ElenaKhaustova avatar Apr 05 '24 16:04 ElenaKhaustova

After further investigation, it was found out that the problem appears after the object is retrieved from SharedMemoryDataset. In the example below we convert pandas.core.series.Series to numpy array and then set up WRITEABLE=True which works well. After the object was saved to SharedMemoryDataset and then retrieved OWNDATA flag became False and changing WRITEABLE gives an error.

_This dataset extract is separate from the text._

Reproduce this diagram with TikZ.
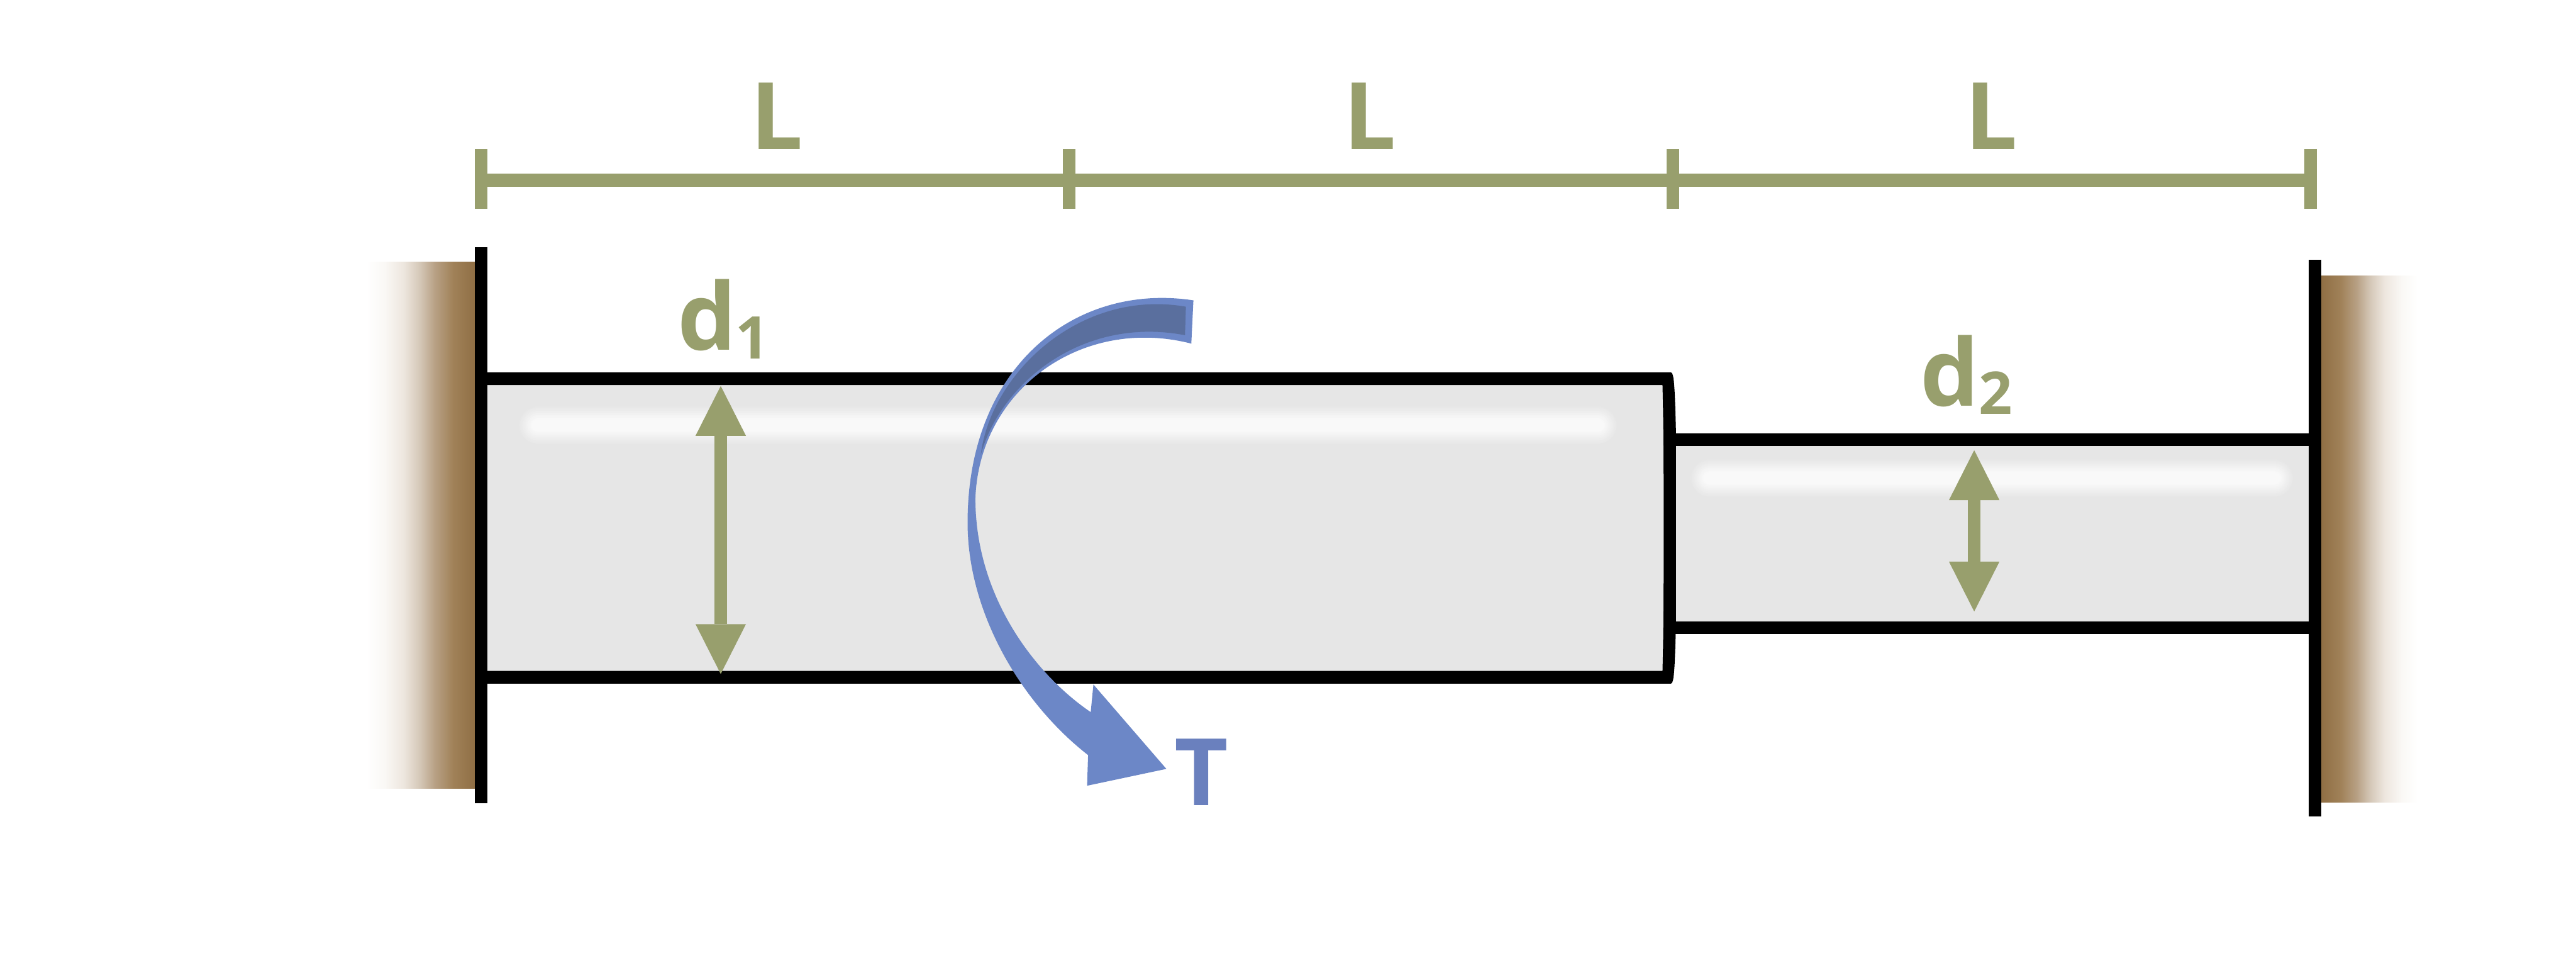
\documentclass[tikz,border=0pt]{standalone}
\usepackage{fontspec}
\setmainfont{Open Sans}
\usetikzlibrary{arrows.meta}
\definecolor{olive}{HTML}{989F6D}
\definecolor{torque}{HTML}{6C87C7}
\definecolor{torquedark}{HTML}{5A6F9E}
\definecolor{torquetext}{HTML}{6A80BE}
\definecolor{shaftgrey}{HTML}{E6E6E6}
\definecolor{glow}{HTML}{F9F9F9}
\definecolor{wa}{HTML}{FAF8F5}
\definecolor{wb}{HTML}{EDE6DE}
\definecolor{wc}{HTML}{D5C8B8}
\definecolor{wd}{HTML}{B8A185}
\definecolor{we}{HTML}{A08158}
\definecolor{wf}{HTML}{8F6E44}
\pgfdeclarehorizontalshading{wallfadeL}{100bp}{color(0bp)=(white);color(30bp)=(white);
 color(37.5bp)=(wa);color(45.4bp)=(wb);color(51.9bp)=(wc);color(58.1bp)=(wd);color(65.8bp)=(we);color(75bp)=(wf);color(100bp)=(wf)}
\pgfdeclarehorizontalshading{wallfadeR}{100bp}{color(0bp)=(wf);color(25bp)=(wf);
 color(34.2bp)=(we);color(41.9bp)=(wd);color(48.1bp)=(wc);color(54.6bp)=(wb);color(62.5bp)=(wa);color(70bp)=(white);color(100bp)=(white)}
\tikzset{
  x=1pt,y=-1pt,
  dimline/.style={draw=olive,line width=21pt},
  tickbar/.style={draw=olive,line width=21pt},
  wallbar/.style={draw=black,line width=21pt},
  shaftedge/.style={draw=black,line width=21pt},
  dimarrow/.style={draw=olive,line width=21pt,
    {Triangle[length=83pt,width=84pt,line width=0pt]}-{Triangle[length=83pt,width=84pt,line width=0pt]}},
  lab/.style={font=\fontsize{155}{155}\selectfont\bfseries,text=olive,inner sep=0pt,anchor=base west},
  subs/.style={font=\fontsize{98}{98}\selectfont\bfseries,text=olive,inner sep=0pt,anchor=base west},
}
\begin{document}
\begin{tikzpicture}
\useasboundingbox (0,0) rectangle (4289,1603);
% anchors
\coordinate (tA) at (801.5,300);
\coordinate (tB) at (1780,300);
\coordinate (tC) at (2785.5,300);
\coordinate (tD) at (3847.5,300);
\coordinate (wLt) at (801,411);
\coordinate (wLb) at (801,1337);
\coordinate (wRt) at (3854,432);
\coordinate (wRb) at (3854,1359);
% restraints
\shade[shading=wallfadeL] (590,436) rectangle (792,1313);
\shade[shading=wallfadeR] (3864,459) rectangle (4043,1336);
% shaft fills
\fill[shaftgrey] (801,641) rectangle (2775,1117);
\fill[shaftgrey] (2780,742) rectangle (3850,1035);
% soft highlights
\foreach \i in {0,...,14}{
  \pgfmathsetmacro{\w}{66-3.3*\i}
  \pgfmathsetmacro{\m}{100*\i/14}
  \draw[line cap=round,color=glow!\m!shaftgrey,line width=\w pt] (895,708) -- (2661,708);
  \draw[line cap=round,color=glow!\m!shaftgrey,line width=\w pt] (2846,796) -- (3787,796);
}
% small shaft outline
\coordinate (sTl) at (2780,731.5);
\coordinate (sTr) at (3850,731.5);
\coordinate (sBl) at (2780,1045.5);
\coordinate (sBr) at (3850,1045.5);
\draw[shaftedge] (sTl) -- (sTr);
\draw[shaftedge] (sBl) -- (sBr);
% large shaft outline with its curved shoulder
\fill[black] (801,620) -- (2782,620) .. controls (2787,620) and (2788.5,640) .. (2790.5,721)
  -- (2790.5,1035) .. controls (2788.5,1118) and (2787,1138) .. (2782,1138) -- (801,1138) -- (801,1117)
  -- (2768,1117) .. controls (2769.5,1060) and (2770,1000) .. (2770,880)
  .. controls (2770,760) and (2769.5,700) .. (2768,641) -- (801,641) -- cycle;
\draw[wallbar] (wLt) -- (wLb);
\draw[wallbar] (wRt) -- (wRb);
% length dimension
\draw[dimline] (tA) -- (tD);
\foreach \n in {tA,tB,tC,tD}{
  \draw[tickbar] ([yshift=52pt]\n) -- ([yshift=-48pt]\n);
}
\node[lab] (L1) at (1249,249) {L};
\node[lab] (L2) at (2237,249) {L};
\node[lab] (L3) at (3271,249) {L};
% diameter arrows
\coordinate (aT) at (1200,642.5);
\coordinate (aB) at (1200,1122);
\draw[dimarrow] (aT) -- (aB);
\coordinate (bT) at (3287,749.5);
\coordinate (bB) at (3287,1018);
\draw[dimarrow] (bT) -- (bB);
\node[lab] (d1) at (1128,583) {d};
\node[subs] (s1) at (1224,597) {1};
\node[lab] (d2) at (3197,676) {d};
\node[subs] (s2) at (3294,689) {2};
% torque arrow
\fill[torque] (1987,500) .. controls (1790,470) and (1611,610) .. (1611,870)
  .. controls (1611,1020) and (1700,1170) .. (1811.6,1257)
  -- (1810,1308) -- (1942,1280) -- (1820.5,1139.5) -- (1816,1185.5)
  .. controls (1720,1120) and (1624,990) .. (1624,830)
  .. controls (1630,650) and (1800,525) .. (1983.5,572) -- cycle;
\fill[torquedark] (1974.5,510.6) .. controls (1800,480) and (1650,620) .. (1633,757)
  .. controls (1665,640) and (1800,525) .. (1973,558) -- cycle;
\node[lab,text=torquetext] (T) at (1955,1341) {T};
\end{tikzpicture}
\end{document}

  input_path = Path.cwd() / "data"
  y_train = pd.read_csv(input_path / "02_intermediate" / "y_train.csv")
  # converting to series
  y_train = y_train.stack()

  print(type(y_train))
  test_y = numpy.asarray(y_train, order=None, dtype=None)
  print(test_y.flags)
  test_y.flags.writeable = True

  manager = ParallelRunnerManager()
  manager.start()
  dataset = SharedMemoryDataset(manager=manager)
  dataset._save(y_train)
  out = dataset._load()

  print(type(out))
  test_y = numpy.asarray(out, order=None, dtype=None)
  print(test_y.flags)
  test_y.flags.writeable = True

Output: Screenshot 2024-04-05 at 17 45 03

ElenaKhaustova avatar Apr 05 '24 16:04 ElenaKhaustova

A further plan is to investigate what's happening in the SharedMemoryDataset, whether it's expected, and why it only affects pandas.core.series.Series.

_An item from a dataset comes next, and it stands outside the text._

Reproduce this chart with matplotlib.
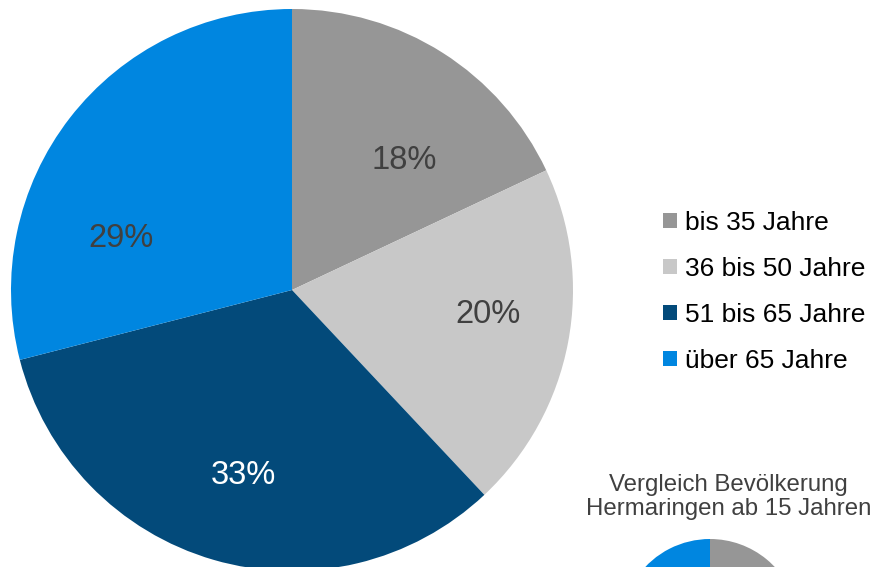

ElenaKhaustova avatar Apr 05 '24 16:04 ElenaKhaustova

In the earlier scikit-learn versions <= 1.4.0 the following step is absent, so the error is not happening:

  # With an input pandas dataframe or series, we know we can always make the
  # resulting array writeable:
  # - if copy=True, we have already made a copy so it is fine to make the
  #   array writeable
  # - if copy=False, the caller is telling us explicitly that we can do
  #   in-place modifications
  # See https://pandas.pydata.org/docs/dev/user_guide/copy_on_write.html#read-only-numpy-arrays
  # for more details about pandas copy-on-write mechanism, that is enabled by
  # default in pandas 3.0.0.dev.
  if _is_pandas_df_or_series(array_orig) and hasattr(array, "flags"):
      array.flags.writeable = True

ElenaKhaustova avatar Apr 08 '24 14:04 ElenaKhaustova

With the test below it was confirmed that the problem is in SharedMemoryDataset as exactly the same example as above but with MemoryDataset works well.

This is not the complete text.